Sail Newport executive director Brad Read also related the success of a window-dressing competition among local shops during the 2015 race, which is slated to return this year.

“We did paint the town Volvo last time,” he said. “None of us really expected the creativity that went on. We went out and said to grab some ocean debris and make something out of that. A lot of folks really did a great job with that. We’ll give you things to help jumpstart your ideas for your windows.”

Reed also emphasized the international flavor of the race by detailing its 45,000-mile route. Seven teams have been circumnavigating the Earth since the Volvo Ocean Race began in October from Alicante, Spain. The race will finish in The Hague, Netherlands, in June.

“The Volvo Ocean Race is the most important property in sailing,” Reed said. “Yes, I know about the America’s Cup, and it was here for a long time. But with the way that Volvo has managed this event over the years, it is now the most iconic ocean race in the world.”

As of Tuesday morning, the boats are in New Zealand following the sixth leg that began in Hong Kong. The only American team in the race, Vestas 11th Hour, has not competed in the past two legs following a collision with a Chinese fishing boat in mid-January. That boat, however, is in Auckland preparing for the March 18 leg to Itajai, Brazil. The Vestas boat is skippered by Bristol native Charlie Enright.

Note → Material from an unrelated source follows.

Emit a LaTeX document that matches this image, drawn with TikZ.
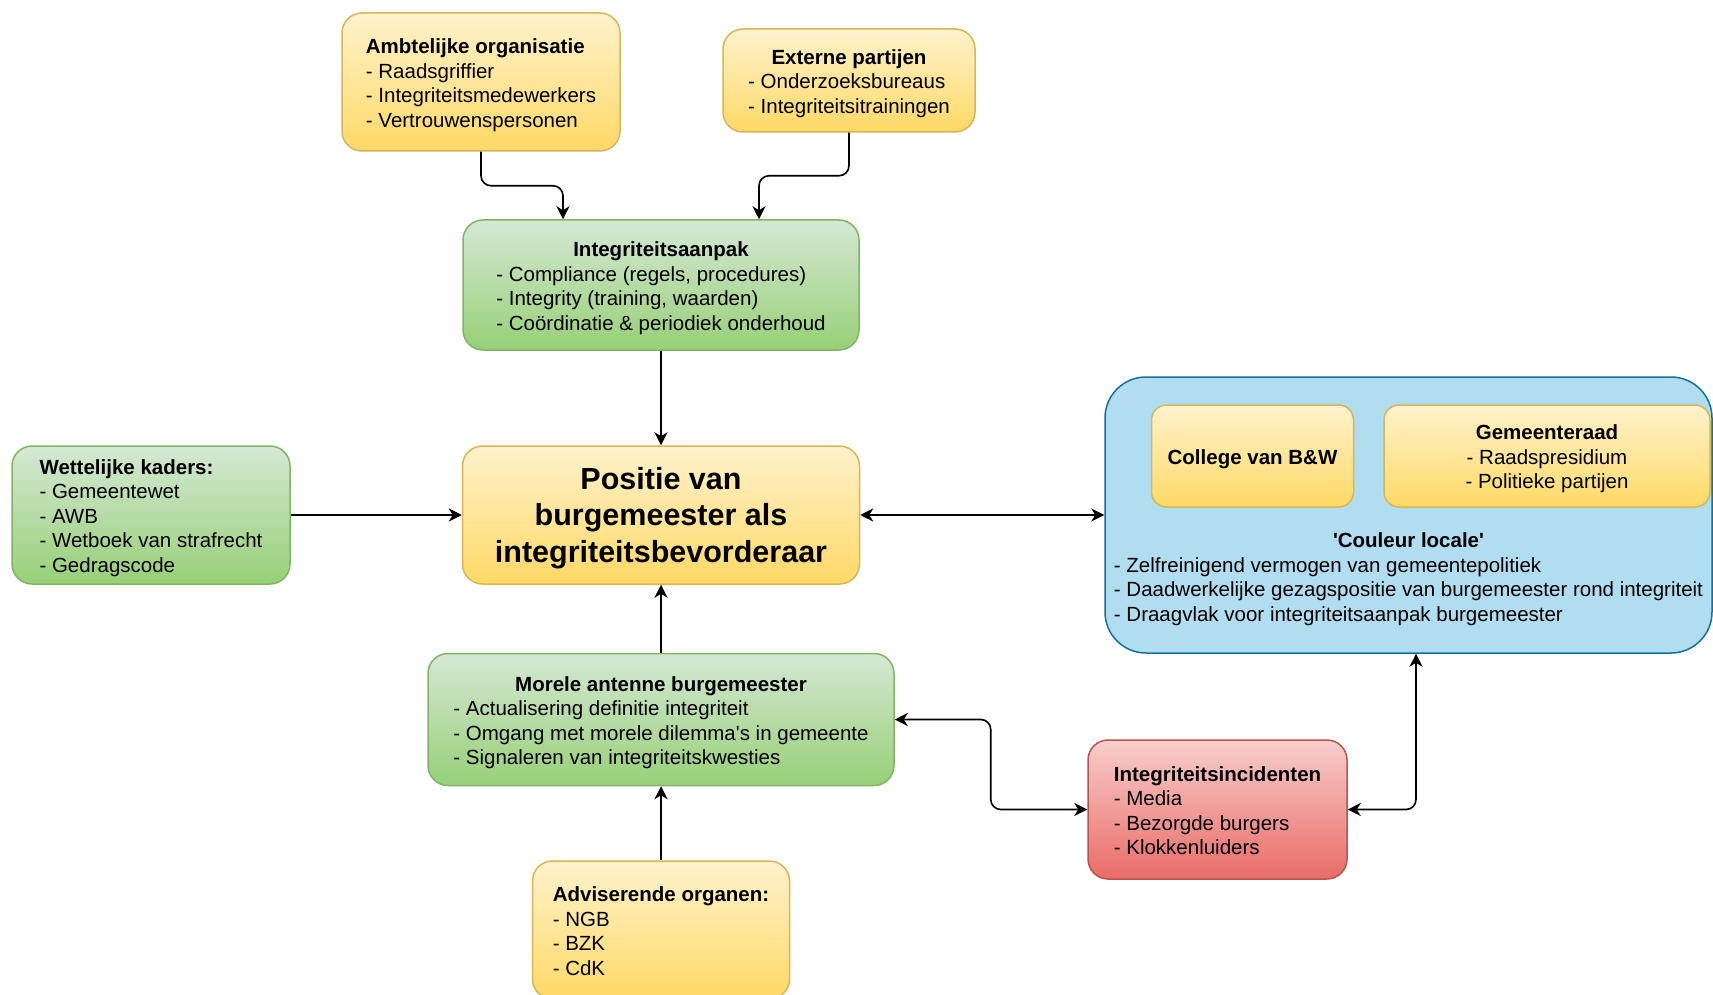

Newport is the finish line for the eighth leg of the race, and the competitors are scheduled to arrive in Narragansett Bay in early May. The boats will depart on March 20 for the transatlantic leg to Cardiff, Wales.

The Volvo Ocean Race was first held in 1973, founded as the Whitbread Round the World Race. In 2001, the Volvo Group bought the rights to the event from Whitbread, a British brewing company. Volvo Group, which manufactures trucks, buses and construction equipment, has been a separate entity from the Volvo Car Corporation since it sold that division to Ford in 1999.

Following Tuesday’s presentation, Smith said he plans to hold a similar presentation this month with the members of the Jamestown Chamber of Commerce.